Rows from a dataset of charts and code:
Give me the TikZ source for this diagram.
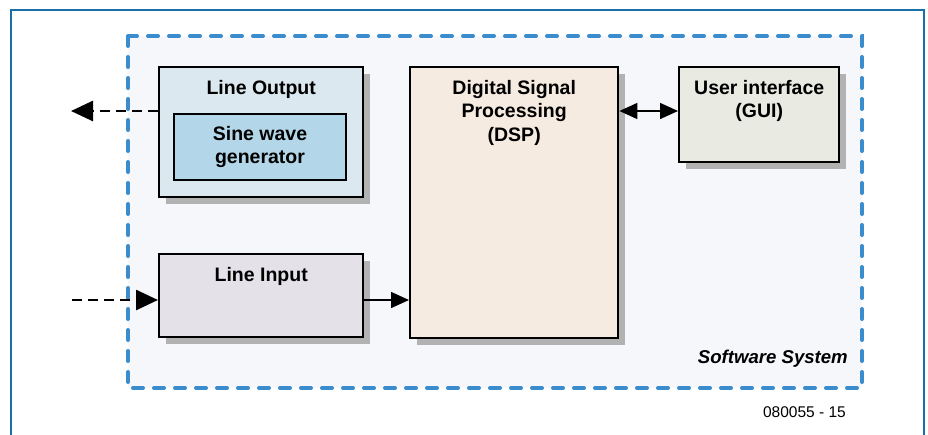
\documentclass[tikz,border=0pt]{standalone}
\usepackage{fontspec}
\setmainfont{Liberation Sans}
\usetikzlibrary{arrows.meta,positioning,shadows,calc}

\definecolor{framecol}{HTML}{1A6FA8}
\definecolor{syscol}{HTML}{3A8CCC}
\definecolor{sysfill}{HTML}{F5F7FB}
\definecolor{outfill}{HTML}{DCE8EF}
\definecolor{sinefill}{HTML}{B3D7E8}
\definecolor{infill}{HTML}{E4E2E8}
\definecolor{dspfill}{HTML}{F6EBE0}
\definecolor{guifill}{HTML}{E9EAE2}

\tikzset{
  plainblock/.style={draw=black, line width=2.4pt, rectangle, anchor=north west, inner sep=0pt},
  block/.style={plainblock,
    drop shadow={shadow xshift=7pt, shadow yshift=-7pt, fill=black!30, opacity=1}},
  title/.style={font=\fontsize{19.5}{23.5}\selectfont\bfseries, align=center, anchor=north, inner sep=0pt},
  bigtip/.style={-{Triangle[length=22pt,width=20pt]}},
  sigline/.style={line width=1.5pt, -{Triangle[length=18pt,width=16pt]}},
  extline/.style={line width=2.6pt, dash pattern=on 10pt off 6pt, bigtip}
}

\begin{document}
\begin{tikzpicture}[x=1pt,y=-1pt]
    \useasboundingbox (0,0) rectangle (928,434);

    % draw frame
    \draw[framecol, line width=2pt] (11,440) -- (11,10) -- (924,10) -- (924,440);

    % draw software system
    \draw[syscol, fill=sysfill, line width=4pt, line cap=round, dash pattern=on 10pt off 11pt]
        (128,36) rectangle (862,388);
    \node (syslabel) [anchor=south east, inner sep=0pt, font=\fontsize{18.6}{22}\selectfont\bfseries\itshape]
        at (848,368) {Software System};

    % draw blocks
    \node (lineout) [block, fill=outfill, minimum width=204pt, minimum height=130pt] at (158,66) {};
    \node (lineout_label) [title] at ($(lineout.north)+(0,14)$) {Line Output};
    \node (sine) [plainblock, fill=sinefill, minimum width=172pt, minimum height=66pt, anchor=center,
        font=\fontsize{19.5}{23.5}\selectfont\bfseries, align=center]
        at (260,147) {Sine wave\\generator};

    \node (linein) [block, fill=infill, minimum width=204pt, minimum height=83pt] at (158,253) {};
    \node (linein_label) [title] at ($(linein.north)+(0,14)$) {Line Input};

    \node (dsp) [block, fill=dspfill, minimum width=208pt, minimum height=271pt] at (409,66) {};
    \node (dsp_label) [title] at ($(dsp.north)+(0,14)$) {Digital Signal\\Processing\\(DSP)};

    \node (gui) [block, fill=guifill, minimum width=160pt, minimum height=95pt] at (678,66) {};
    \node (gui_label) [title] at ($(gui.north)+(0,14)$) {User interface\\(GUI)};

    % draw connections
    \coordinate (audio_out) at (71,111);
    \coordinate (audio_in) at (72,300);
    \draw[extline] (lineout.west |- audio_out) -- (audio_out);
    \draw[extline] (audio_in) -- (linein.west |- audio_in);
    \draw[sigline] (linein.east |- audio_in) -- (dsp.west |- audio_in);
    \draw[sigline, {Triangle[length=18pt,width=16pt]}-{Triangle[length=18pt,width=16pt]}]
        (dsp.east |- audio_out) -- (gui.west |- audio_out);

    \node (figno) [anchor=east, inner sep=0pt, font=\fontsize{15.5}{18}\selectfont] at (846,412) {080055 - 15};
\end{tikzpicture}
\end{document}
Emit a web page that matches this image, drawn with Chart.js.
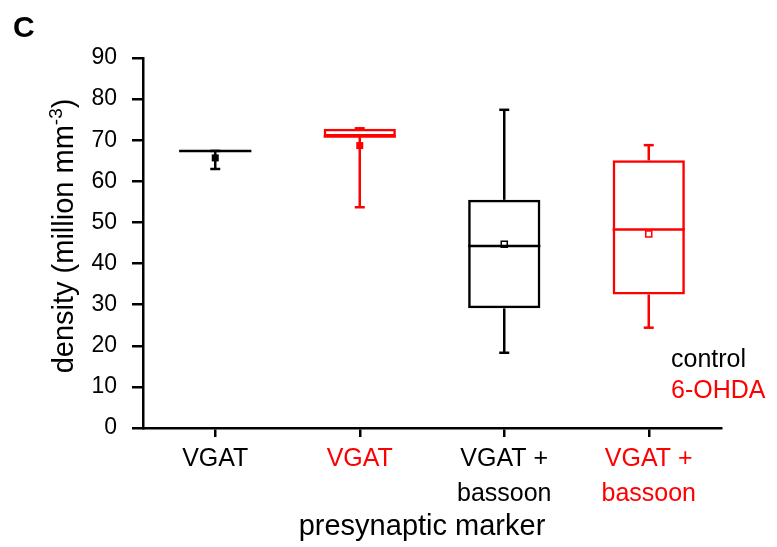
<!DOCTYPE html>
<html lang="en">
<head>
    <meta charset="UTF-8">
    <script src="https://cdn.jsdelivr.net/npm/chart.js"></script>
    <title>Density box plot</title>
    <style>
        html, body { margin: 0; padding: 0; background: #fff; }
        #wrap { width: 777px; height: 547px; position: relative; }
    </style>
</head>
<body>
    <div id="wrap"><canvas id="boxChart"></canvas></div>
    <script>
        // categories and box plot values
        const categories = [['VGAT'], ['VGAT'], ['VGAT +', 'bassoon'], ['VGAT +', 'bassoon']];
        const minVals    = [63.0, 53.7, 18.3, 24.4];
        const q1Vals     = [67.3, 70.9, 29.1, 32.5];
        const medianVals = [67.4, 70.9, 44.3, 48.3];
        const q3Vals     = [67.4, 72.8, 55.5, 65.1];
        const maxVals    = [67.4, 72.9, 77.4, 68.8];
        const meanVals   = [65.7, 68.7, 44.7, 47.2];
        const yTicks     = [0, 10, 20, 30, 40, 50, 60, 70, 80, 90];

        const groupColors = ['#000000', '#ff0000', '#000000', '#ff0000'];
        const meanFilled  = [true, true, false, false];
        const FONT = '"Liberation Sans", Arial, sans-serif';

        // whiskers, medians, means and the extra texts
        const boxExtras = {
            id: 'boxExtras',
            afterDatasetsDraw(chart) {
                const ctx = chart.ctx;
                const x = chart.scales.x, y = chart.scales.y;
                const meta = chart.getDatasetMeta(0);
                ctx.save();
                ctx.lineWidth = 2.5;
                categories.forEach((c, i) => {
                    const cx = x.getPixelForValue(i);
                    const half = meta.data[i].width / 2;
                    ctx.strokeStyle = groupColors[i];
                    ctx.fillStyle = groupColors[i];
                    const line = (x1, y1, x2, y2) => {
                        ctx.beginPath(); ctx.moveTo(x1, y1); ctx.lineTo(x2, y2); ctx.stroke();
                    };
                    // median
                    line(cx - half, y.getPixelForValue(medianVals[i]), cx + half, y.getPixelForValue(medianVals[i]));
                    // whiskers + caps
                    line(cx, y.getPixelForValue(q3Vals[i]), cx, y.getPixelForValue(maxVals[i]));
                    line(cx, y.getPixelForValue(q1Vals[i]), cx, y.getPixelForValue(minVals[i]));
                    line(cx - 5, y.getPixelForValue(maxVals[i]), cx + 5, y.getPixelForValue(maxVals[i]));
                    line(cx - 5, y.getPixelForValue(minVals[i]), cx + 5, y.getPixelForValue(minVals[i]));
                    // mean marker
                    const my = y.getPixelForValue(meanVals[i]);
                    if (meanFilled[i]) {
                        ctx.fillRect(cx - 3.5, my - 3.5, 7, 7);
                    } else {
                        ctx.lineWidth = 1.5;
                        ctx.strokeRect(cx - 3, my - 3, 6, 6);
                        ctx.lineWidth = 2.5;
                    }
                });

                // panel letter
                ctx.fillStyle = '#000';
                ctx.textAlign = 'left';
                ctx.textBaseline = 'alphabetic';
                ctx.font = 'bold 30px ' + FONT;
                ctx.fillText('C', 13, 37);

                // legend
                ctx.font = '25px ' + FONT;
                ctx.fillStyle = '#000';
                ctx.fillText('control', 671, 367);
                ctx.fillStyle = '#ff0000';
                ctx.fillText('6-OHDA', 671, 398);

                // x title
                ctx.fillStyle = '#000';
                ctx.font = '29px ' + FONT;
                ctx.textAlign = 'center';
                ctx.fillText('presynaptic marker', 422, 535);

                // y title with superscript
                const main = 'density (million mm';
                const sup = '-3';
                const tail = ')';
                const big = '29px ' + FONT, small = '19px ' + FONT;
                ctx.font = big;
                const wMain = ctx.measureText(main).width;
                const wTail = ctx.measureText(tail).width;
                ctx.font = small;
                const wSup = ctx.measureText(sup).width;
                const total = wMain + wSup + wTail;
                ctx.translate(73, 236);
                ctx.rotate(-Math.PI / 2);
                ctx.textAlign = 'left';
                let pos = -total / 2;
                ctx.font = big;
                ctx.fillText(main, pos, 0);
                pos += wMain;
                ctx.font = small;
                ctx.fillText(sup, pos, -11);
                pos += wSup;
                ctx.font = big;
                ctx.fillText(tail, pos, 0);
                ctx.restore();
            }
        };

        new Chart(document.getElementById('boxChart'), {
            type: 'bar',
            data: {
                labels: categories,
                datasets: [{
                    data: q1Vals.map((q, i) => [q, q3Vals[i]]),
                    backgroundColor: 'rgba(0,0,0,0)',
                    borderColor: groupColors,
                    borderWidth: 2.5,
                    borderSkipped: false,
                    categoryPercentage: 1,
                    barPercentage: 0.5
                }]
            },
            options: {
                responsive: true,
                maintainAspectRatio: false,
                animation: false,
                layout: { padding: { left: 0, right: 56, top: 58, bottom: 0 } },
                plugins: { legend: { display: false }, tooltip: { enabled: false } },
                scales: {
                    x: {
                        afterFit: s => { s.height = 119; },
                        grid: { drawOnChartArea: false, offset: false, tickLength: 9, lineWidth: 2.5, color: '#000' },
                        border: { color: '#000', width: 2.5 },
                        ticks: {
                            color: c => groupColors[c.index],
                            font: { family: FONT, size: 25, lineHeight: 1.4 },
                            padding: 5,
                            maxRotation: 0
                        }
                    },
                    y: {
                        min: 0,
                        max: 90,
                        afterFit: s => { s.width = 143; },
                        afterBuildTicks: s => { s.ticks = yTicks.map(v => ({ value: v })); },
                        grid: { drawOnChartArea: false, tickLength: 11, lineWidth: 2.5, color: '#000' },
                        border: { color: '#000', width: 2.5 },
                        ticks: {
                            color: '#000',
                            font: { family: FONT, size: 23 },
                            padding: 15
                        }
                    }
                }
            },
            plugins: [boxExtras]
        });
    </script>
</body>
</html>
==
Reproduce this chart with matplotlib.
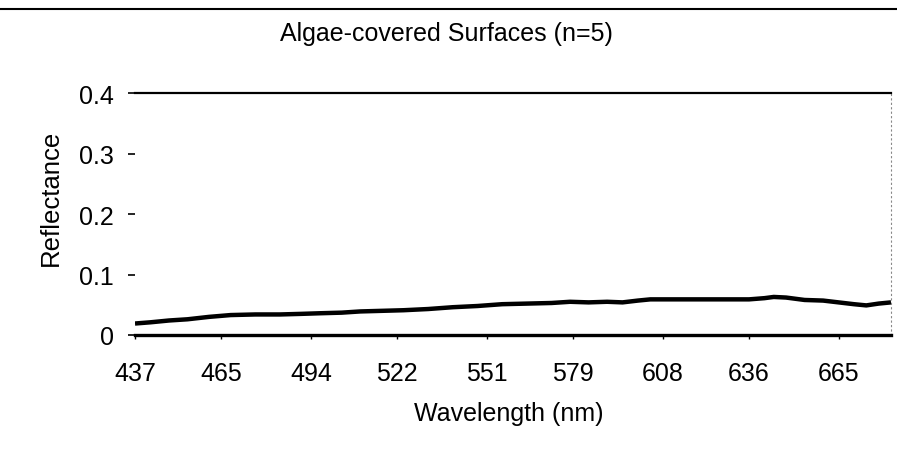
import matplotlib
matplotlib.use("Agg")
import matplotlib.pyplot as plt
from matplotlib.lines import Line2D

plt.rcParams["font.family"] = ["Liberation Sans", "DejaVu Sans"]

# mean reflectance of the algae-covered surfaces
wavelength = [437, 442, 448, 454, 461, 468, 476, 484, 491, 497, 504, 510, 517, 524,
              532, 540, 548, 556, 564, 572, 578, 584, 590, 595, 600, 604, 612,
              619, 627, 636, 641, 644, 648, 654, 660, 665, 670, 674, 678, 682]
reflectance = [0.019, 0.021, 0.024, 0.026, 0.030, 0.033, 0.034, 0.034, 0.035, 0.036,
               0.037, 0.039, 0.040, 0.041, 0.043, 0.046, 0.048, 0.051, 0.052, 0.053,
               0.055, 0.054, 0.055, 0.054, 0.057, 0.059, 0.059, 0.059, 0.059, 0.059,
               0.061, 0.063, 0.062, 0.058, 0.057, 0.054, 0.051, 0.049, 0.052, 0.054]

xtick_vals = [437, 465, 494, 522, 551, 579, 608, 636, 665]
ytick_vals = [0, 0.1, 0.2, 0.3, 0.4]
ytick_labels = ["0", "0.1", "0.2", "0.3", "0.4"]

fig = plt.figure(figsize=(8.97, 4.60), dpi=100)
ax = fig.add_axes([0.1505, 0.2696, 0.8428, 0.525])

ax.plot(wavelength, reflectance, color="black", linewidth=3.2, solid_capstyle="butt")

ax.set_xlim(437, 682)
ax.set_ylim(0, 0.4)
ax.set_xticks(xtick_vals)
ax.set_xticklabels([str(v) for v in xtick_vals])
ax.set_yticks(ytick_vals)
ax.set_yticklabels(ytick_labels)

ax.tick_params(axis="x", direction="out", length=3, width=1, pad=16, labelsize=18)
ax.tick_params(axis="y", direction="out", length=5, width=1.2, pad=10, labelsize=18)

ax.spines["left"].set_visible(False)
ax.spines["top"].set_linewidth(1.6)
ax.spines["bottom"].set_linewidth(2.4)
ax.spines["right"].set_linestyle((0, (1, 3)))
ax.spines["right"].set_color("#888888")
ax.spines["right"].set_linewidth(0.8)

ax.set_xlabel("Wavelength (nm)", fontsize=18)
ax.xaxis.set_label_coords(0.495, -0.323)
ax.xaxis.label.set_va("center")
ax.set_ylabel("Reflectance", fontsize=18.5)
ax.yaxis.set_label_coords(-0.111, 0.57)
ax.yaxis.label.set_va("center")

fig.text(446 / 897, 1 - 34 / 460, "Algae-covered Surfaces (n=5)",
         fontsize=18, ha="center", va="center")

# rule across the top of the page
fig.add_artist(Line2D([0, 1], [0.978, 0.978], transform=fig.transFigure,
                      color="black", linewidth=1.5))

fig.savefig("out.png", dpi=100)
* * *
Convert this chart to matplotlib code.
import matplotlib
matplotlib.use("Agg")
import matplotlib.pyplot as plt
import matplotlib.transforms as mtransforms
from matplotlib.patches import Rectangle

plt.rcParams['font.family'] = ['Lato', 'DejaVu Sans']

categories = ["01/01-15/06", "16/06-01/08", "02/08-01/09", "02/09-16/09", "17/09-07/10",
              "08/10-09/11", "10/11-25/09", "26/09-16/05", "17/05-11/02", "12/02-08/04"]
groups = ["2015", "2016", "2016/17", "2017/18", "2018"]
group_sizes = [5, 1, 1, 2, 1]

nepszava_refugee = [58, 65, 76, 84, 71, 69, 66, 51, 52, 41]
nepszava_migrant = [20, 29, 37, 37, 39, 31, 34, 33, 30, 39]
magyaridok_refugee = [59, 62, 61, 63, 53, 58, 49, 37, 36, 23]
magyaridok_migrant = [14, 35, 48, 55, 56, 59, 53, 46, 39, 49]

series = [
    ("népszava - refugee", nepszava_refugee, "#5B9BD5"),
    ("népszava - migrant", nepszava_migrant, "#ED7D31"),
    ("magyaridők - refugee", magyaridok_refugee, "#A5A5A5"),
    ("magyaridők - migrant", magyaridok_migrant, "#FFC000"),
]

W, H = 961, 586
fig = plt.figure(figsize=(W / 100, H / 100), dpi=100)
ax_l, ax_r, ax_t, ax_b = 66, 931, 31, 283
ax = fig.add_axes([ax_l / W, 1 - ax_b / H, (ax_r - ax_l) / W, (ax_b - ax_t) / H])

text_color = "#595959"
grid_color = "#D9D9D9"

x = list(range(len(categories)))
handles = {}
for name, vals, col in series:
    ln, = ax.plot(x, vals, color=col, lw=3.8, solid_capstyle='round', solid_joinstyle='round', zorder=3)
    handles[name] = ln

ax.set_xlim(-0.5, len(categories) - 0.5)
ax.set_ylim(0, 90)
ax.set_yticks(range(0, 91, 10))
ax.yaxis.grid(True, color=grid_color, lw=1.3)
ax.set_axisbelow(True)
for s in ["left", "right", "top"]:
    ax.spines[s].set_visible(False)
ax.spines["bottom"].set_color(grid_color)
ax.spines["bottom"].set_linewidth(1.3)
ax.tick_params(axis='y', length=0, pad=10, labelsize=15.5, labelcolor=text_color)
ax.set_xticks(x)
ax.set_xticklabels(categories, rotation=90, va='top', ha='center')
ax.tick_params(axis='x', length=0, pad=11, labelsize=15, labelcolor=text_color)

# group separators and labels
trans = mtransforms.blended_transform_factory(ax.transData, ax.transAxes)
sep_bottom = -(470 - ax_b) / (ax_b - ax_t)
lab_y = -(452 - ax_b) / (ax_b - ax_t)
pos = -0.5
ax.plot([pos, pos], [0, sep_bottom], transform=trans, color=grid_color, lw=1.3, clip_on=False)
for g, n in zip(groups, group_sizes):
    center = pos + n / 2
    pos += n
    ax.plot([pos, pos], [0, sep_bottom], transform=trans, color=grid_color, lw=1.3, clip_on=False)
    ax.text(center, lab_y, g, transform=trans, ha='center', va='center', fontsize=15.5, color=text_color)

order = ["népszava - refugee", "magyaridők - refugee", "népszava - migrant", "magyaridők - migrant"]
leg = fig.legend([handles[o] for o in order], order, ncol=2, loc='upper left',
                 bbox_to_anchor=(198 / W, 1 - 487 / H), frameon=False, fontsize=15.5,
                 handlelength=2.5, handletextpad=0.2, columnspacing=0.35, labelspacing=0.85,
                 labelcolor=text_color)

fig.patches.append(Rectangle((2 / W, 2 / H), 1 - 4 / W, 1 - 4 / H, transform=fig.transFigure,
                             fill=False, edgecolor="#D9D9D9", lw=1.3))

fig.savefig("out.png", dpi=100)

What is needed: Take each line containing the string "this" and copy it out.

Reply:
Give me the TikZ source for this diagram.
Emit a web page that matches this image, drawn with Chart.js.
Reproduce this chart with matplotlib.
Convert this chart to matplotlib code.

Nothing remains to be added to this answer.